Large array literals

Posted on July 8, 2024

A PhD student here at DIKU, William Due, is conducting research into data parallel parsing (and eventually, algorithms data parallel compilation more generally). So far, the most significant research artifact is Alpacc, a tool that can given a Context Free Grammar can generate an appropriate data parallel parser. The generated parsers are expressed in Futhark (although Alpacc may also grow a CUDA backend at one point). It’s interesting work, although not useful quite yet.

The generated parsers are table-driven, and due to the special information needed to support parallel parsing (way outside the scope of this post, but see William’s BSc thesis), the tables are pretty large. For example, this JSON grammar results a program json.fut (8.8MiB) that contains a table with 917764 elements. At runtime, that’s not so bad. Each element is an i16, so the run-time size is less than 2MiB. Not ideal, but tractable. The real problem is that this table is embedded in the generated Futhark program as a single large array literal:

def compositions : [917764]i16 = [51222u16, 51222u16, 12332u16, 12312u16, ...

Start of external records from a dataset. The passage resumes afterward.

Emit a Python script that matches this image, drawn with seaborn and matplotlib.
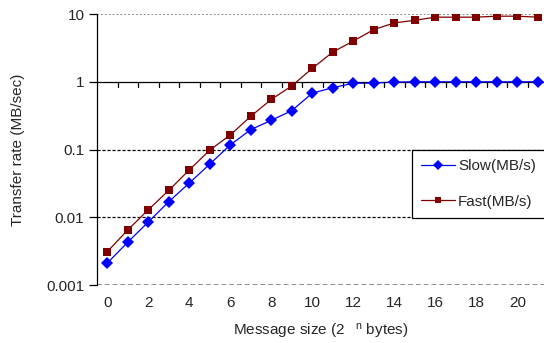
import pandas as pd
import matplotlib
matplotlib.use("Agg")
import matplotlib.pyplot as plt
import seaborn as sns
import numpy as np

# Datos
tamano_n = list(range(22))
lento = [0.0021, 0.0043, 0.0085, 0.017, 0.032, 0.061, 0.117, 0.197, 0.27, 0.376,
         0.68, 0.82, 0.95, 0.96, 0.99, 1.0, 1.0, 1.0, 1.0, 1.0, 1.0, 1.0]
rapido = [0.0031, 0.0065, 0.0129, 0.025, 0.05, 0.098, 0.164, 0.31, 0.55, 0.87,
          1.58, 2.75, 4.0, 5.9, 7.4, 8.1, 9.0, 9.0, 9.0, 9.3, 9.3, 9.0]
series = ['Slow(MB/s)', 'Fast(MB/s)']
y_ticks = [0.001, 0.01, 0.1, 1, 10]
y_labels = ['0.001', '0.01', '0.1', '1', '10']
x_ticks = list(range(0, 21, 2))

df = pd.DataFrame({
    'n': tamano_n * 2,
    'rate': lento + rapido,
    'serie': [series[0]] * len(lento) + [series[1]] * len(rapido),
})

sns.set_style("white")
plt.rcParams['font.family'] = ['Liberation Sans', 'DejaVu Sans']
plt.rcParams['mathtext.default'] = 'regular'

fs = 11

fig = plt.figure(figsize=(5.44, 3.43), dpi=100)
ax = fig.add_axes([0.1783, 0.169, 0.8217, 0.79])

ax = sns.lineplot(data=df, x='n', y='rate', hue='serie', style='serie',
                  palette={series[0]: '#0000FF', series[1]: '#800000'},
                  markers={series[0]: 'D', series[1]: 's'},
                  dashes=False, linewidth=0.9, markersize=5.5,
                  markeredgewidth=0, ax=ax, legend=False)

# Tamaño de marcador por serie
lineas_datos = ax.lines[:2]
lineas_datos[0].set_markersize(6.2)
lineas_datos[1].set_markersize(5.2)

ax.set_yscale('log')
ax.set_ylim(0.001, 10)
ax.set_xlim(-0.5, 21.3)
ax.set_yticks(y_ticks)
ax.set_yticklabels(y_labels)
ax.minorticks_off()
ax.set_xticks(x_ticks)
ax.set_xticklabels([str(t) for t in x_ticks])

# Rejilla horizontal
ax.yaxis.grid(True, linestyle=(0, (2.5, 1.5)), color='black', linewidth=0.9)
lineas = ax.get_ygridlines()
for ln, val in zip(lineas, y_ticks):
    if val in (0.001, 10):
        ln.set_color('#8c8c8c')
        ln.set_linewidth(1.4)
    if val == 10:
        ln.set_linestyle((0, (1, 1)))
    if val == 1:
        ln.set_linestyle('-')
        ln.set_color('black')

for s in ['top', 'right', 'bottom']:
    ax.spines[s].set_visible(False)
ax.spines['left'].set_color('black')
ax.spines['left'].set_linewidth(0.9)

ax.tick_params(axis='y', direction='out', length=6, width=0.9, color='black',
               labelsize=fs, pad=3, left=True)
ax.tick_params(axis='x', length=0, labelsize=fs, pad=8)

# Marcas del eje de categorías, que cruza en 1
for xt in np.arange(0.5, 21.5, 1):
    ax.plot([xt, xt], [1, 0.83], color='black', linewidth=0.9)

ax.set_xlabel('Message size (2 $^{\\ \\ n}$ bytes)', fontsize=fs)
ax.set_ylabel('Transfer rate (MB/sec)', fontsize=fs)
ax.xaxis.set_label_coords(0.5, -0.135)
ax.yaxis.set_label_coords(-0.16, 0.5)

leg = ax.legend(handles=lineas_datos, labels=series,
                loc='upper left', bbox_to_anchor=(0.705, 0.498), fontsize=fs,
                frameon=True, fancybox=False, edgecolor='black', framealpha=1,
                borderpad=0.6, labelspacing=1.4, handlelength=2.2,
                handletextpad=0.2, borderaxespad=0, markerscale=0.85)
leg.get_frame().set_linewidth(0.9)

plt.savefig('out.png', dpi=100)
plt.close()
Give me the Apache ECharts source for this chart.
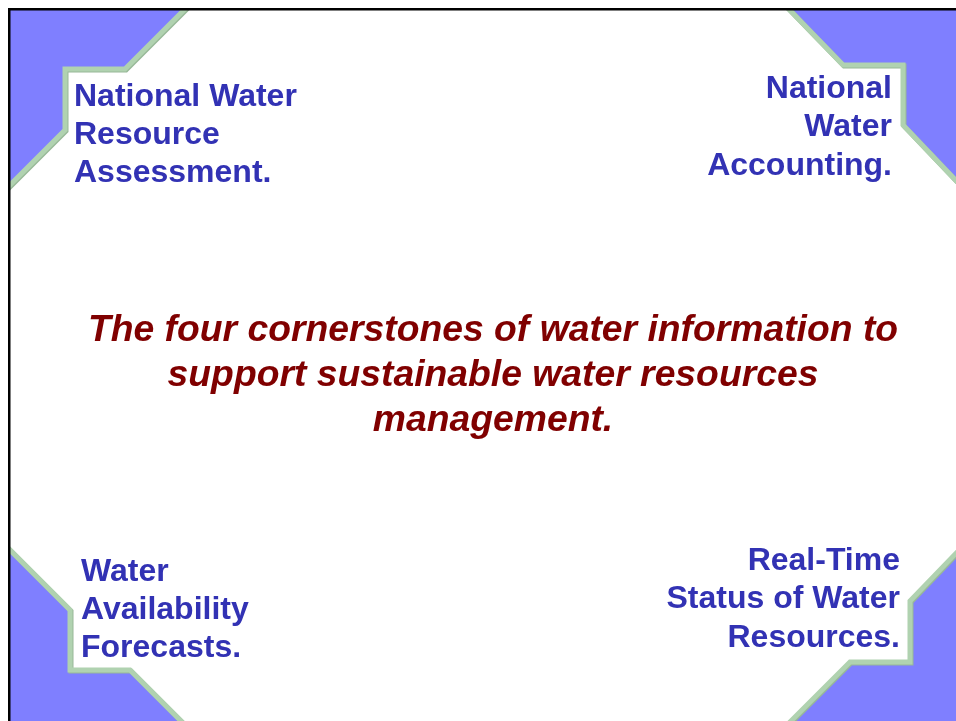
<!DOCTYPE html>
<html>
<head>
<meta charset="utf-8">
<script src="https://cdn.jsdelivr.net/npm/echarts@6/dist/echarts.min.js"></script>
<style>
  html, body { margin: 0; padding: 0; background: #fff; }
  #main { width: 956px; height: 721px; }
</style>
</head>
<body>
<div id="main"></div>
<script>
var titleLines = [
  "The four cornerstones of water information to",
  "support sustainable water resources",
  "management."
];
var topLeftText = ["National Water", "Resource", "Assessment."];
var topRightText = ["National", "Water", "Accounting."];
var bottomLeftText = ["Water", "Availability", "Forecasts."];
var bottomRightText = ["Real-Time", "Status of Water", "Resources."];

var myChart = echarts.init(document.getElementById("main"));

var blue = "#7f7fff";
var green = "#b0d2b0";
var labelColor = "#3232b4";
var titleColor = "#800000";

// corner shapes
var corners = [
  [[0, 0], [194, 0], [125, 69], [65, 69], [65, 130], [0, 195]],
  [[780, 0], [843, 65], [903, 65], [903, 125], [962, 187], [962, 0]],
  [[0, 540], [70, 610], [70, 670], [130, 670], [186, 726], [0, 726]],
  [[962, 547], [910, 601], [910, 662], [850, 662], [786, 726], [962, 726]]
];
// the green edge of each shape (without the image-edge points)
var edges = [
  [[194, 0], [125, 69], [65, 69], [65, 130], [0, 195]],
  [[780, 0], [843, 65], [903, 65], [903, 125], [962, 187]],
  [[0, 540], [70, 610], [70, 670], [130, 670], [186, 726]],
  [[962, 547], [910, 601], [910, 662], [850, 662], [786, 726]]
];

var graphics = [];
corners.forEach(function (pts) {
  graphics.push({
    type: "polygon",
    shape: { points: pts },
    style: { fill: blue }
  });
});
edges.forEach(function (pts) {
  graphics.push({
    type: "polyline",
    x: 1, y: 1,
    shape: { points: pts },
    style: { stroke: "#98b898", lineWidth: 5, fill: null, lineJoin: "miter" }
  });
  graphics.push({
    type: "polyline",
    shape: { points: pts },
    style: { stroke: green, lineWidth: 5, fill: null, lineJoin: "miter" }
  });
});

// white margin outside the frame, then the frame lines
graphics.push({ type: "rect", shape: { x: 0, y: 0, width: 956, height: 8 }, style: { fill: "#fff" } });
graphics.push({ type: "rect", shape: { x: 0, y: 0, width: 8, height: 721 }, style: { fill: "#fff" } });
graphics.push({ type: "rect", shape: { x: 8, y: 8, width: 948, height: 2.5 }, style: { fill: "#000" } });
graphics.push({ type: "rect", shape: { x: 8, y: 8, width: 2.5, height: 713 }, style: { fill: "#000" } });

function addLines(lines, x, firstBaseline, step, align, font, color, size) {
  lines.forEach(function (t, i) {
    graphics.push({
      type: "text",
      x: x,
      y: firstBaseline + i * step - size * 0.31,
      style: {
        text: t,
        font: font,
        fill: color,
        textAlign: align,
        textVerticalAlign: "middle"
      }
    });
  });
}

var labelFont = "bold 32px 'Liberation Sans', Arial, sans-serif";
addLines(topLeftText, 74, 107, 38, "left", labelFont, labelColor, 32);
addLines(topRightText, 892, 99, 38.5, "right", labelFont, labelColor, 32);
addLines(bottomLeftText, 81, 582, 38, "left", labelFont, labelColor, 32);
addLines(bottomRightText, 900, 571, 38.5, "right", labelFont, labelColor, 32);

addLines(titleLines, 493, 342, 45, "center",
  "italic bold 37.3px 'Liberation Sans', Arial, sans-serif", titleColor, 37.3);

var option = {
  backgroundColor: "#fff",
  graphic: { elements: graphics }
};

myChart.setOption(option);
</script>
</body>
</html>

The resulting program, despite being quite small besides this array literal, took 73s to compile. Much time was spent by the various compiler passes inspecting each individual element of this array literal and pondering what optimisations might be possible. Another significant cost centre was the final C code generation, which uses the library language-c-quote to represent the syntax tree, which has a lot of overhead for each syntactical element. In most Futhark programs, array literals are tiny (because humans have to type them by hand!), and they can contain arbitrary expressions (not just constants), which means the compiler has good reason to look at their contents and try to optimise them.

This is not the first time large array literals have cropped up in Futhark code. Years ago, Martin Elsman wrote a library for Sobol numbers, which also contains a few enormous constants. Apparently at least two people really want to write (or more accurately generate) programs that look this way, so while it is tempting to simply state that Futhark is a programming language and not a data storage format, perhaps it is more productive to try to handle this kind of code properly.

So why do people want to embed these array literals, rather than storing them in some more convenient format next to the program, and loading them at runtime? The main reason is convenience: it’s lovely for a program to be completely self-contained, while it’s annoying to load data at runtime and ferry around some “state” or “context” that contains the data - especially for completely static data like lookup tables.

Making large array literals work well requires changes throughout the compiler, as we must avoid, as much as possible, ever having to look at the elements. In the parser, of course, that is impossible. While Futhark’s parser is not particularly fast, neither is it exceptionally slow, and parsing json.fut takes 2.6s. This is by itself tolerable. The problem is in the rest of the compiler.

To solve the problem, I added the notion of an “array value” to the various program representations (both the source AST and the IR). An array value is like an array literal, but while a literal can contain arbitrary expressions, an array value can contain only constant primitive values. I then modified the parser such that whenever it encounters an array literal that consists exclusively of explicitly typed numeric literals, it produces such an array value instead of an array literal. The compiler was then extended to pass these array values unmodified through all passes, without looking at the individual elements (how much can you optimise a constant anyway?). In the code generator, I added some ad-hoc logic to generate the desired C array literal directly, rather than passing through the somewhat inefficient representation and pretty-printer in language-c-quote.

The C code generation was the largest cost centre, and fixing that took the compilation time from 73s to 14s. Adding the notion of array values brought it further down to 6.1s, of which 2.6s is parsing. This is pretty usable, and definitely makes Alpacc-generated code less annoying to work with. I was a bit worried that we’d have add an entire language concept to represent static data (perhaps like #embed in C), and I’m pleased we managed to avoid that for now.

The remark about only doing this for arrays that contain explicitly typed number literals merits an elaboration. Like Rust, Futhark allows numeric constants to be suffixed with their type, such as 123i32. If no suffix is present, type inference will figure out which type is intended. When an array literal [1,2,3] is seen, we cannot know which element type is intended until type checking, and so the parser cannot construct an appropriately typed array value. In contrast, [1i32,2i32,3i32] is unambiguous. It would certainly be possible to wait until after type checking and then construct the array value based on the inferred, but by then you’ve already paid the significant cost of doing unification and type checking on the (in the case of json.fut) nearly one million subexpressions constituting the elements. My hunch is that almost all code that contains enormous array literals is generated, and for a code generator it is no problem to always add the type suffixes, and it simplifies the compiler.

At this point, the main thing I’m uncertain about is where to document this special quirk of the compiler. It’s not really a question of semantics, so the language reference seems inappropriate. The performance guide is exclusively about run-time performance, but perhaps it is the best place to put strange implementation details that are important to know when you try to do strange things.